Actually, the FoQ project is now leading us astray, by producing panel, sample/study and survey-based processes aimed at consistency over accuracy. Let's not mistake the two as synonymous. While the processes are useful, suddenly it is OK to be wrong, with error rates that are doubling, as long as you are consistently wrong. Suddenly it is OK to use shoddy respondent panels that provide results that are consistently far off from known benchmarks, as long as you mix it with other panel sources to gain consistent results. In other words, "The solution to pollution is dilution." We seem to not have learned from the environmental scientists, who know that you cannot avert disaster by lowering the PPM count with just flushing away cadmium, mercury, lead, asbestos or PCBs. Just like bad panelists, you have to get rid of contaminants at the source – not use them at all.

It gets worse. It seems acceptable that online panels are more than 20% off from reality of known benchmarks, as proven by the FoQ project with 100,000+ responses from 17 providers, and many other similar research-on-research projects. Samples from individual panel suppliers may report up to 70% deviation from uncomplicated behavior measurement, such as smoking.
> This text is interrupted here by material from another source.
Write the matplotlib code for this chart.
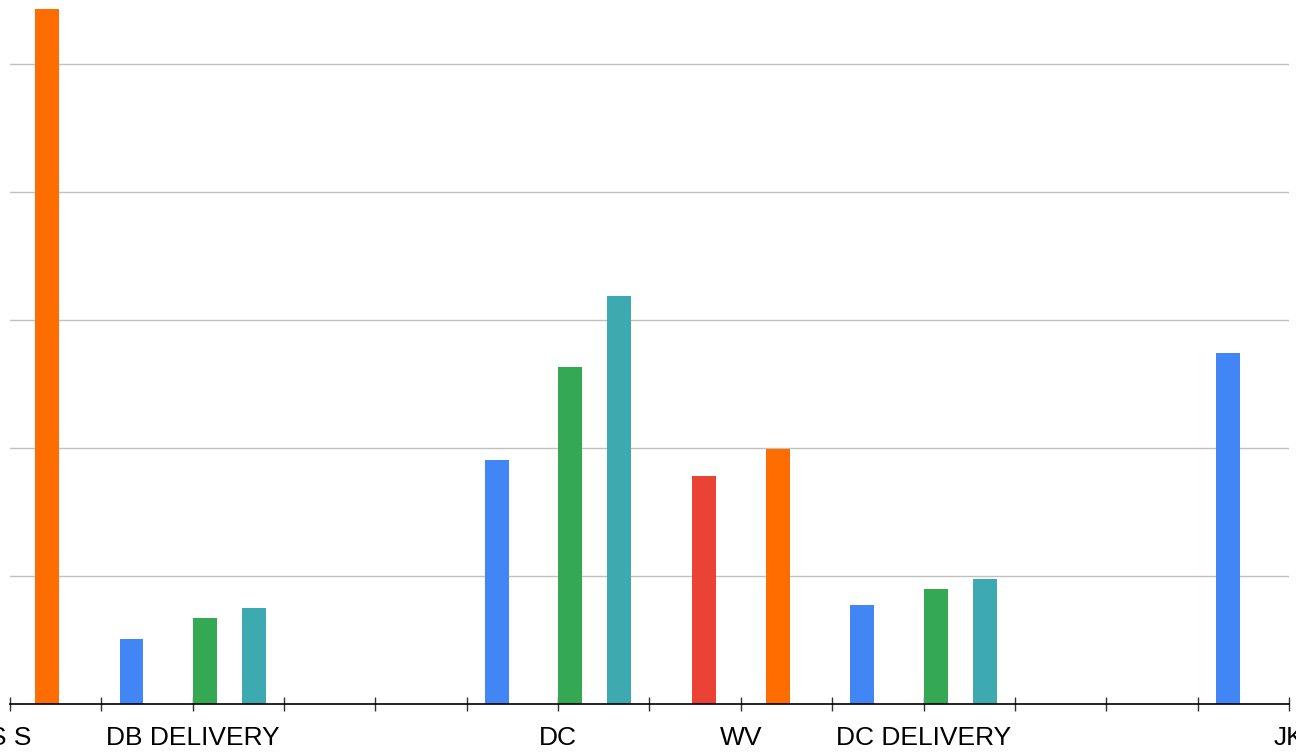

And this assumes that the sometimes self-selected samples that were contributed to the non-blinded projects were actually representative for the panel quality of each supplier.
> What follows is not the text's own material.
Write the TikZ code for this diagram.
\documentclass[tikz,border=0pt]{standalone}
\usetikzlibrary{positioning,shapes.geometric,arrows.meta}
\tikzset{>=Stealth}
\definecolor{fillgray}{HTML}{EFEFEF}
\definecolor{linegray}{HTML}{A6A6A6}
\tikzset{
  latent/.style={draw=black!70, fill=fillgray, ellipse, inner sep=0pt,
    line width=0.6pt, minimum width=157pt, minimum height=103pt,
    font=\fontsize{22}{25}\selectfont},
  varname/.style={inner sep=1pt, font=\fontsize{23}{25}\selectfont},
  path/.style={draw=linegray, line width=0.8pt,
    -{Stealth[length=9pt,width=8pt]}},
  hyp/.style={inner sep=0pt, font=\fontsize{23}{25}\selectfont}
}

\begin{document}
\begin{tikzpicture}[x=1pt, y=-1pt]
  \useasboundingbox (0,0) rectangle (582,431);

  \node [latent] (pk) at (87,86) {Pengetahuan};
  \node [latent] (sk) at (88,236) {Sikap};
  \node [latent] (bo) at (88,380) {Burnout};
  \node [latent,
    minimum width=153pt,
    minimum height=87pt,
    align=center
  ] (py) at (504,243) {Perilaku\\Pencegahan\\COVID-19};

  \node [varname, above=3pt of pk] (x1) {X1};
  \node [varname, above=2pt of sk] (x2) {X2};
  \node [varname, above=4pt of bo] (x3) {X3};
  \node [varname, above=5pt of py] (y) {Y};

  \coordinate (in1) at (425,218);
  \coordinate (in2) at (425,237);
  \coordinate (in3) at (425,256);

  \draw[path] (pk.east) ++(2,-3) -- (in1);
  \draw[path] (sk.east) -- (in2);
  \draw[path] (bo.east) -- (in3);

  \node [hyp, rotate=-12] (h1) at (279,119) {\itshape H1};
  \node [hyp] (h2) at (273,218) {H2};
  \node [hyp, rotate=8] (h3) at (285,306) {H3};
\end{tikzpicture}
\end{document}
Just like health care reform, we all know that we have a problem. We know that there is a solution, but we cannot get the powerful factions to align their interests and sacrifices. Many times during the ARF ORQC meetings, people voiced their support for a central respondent database (as done with credit cards) that would essentially resolve the industry's quality problem from the source. Now a consortium of the larger market research providers has, independently from ARF's ORQC, started developing such a database. The rest of the industry is blessed with guidelines, self-reporting, and copying from the Category Management text book.
Not knowing the accuracy level of panel sources used will result in bad decisions, which will result in financial losses for clients. We know this will happen again in the near future, and therefore we will be there, with the industry's cleanest and only probability-based online panel, most accurately reflecting the U.S. population. Our clients know that for important business decisions, you cannot afford to use questionable data, even if the CPI is only $5.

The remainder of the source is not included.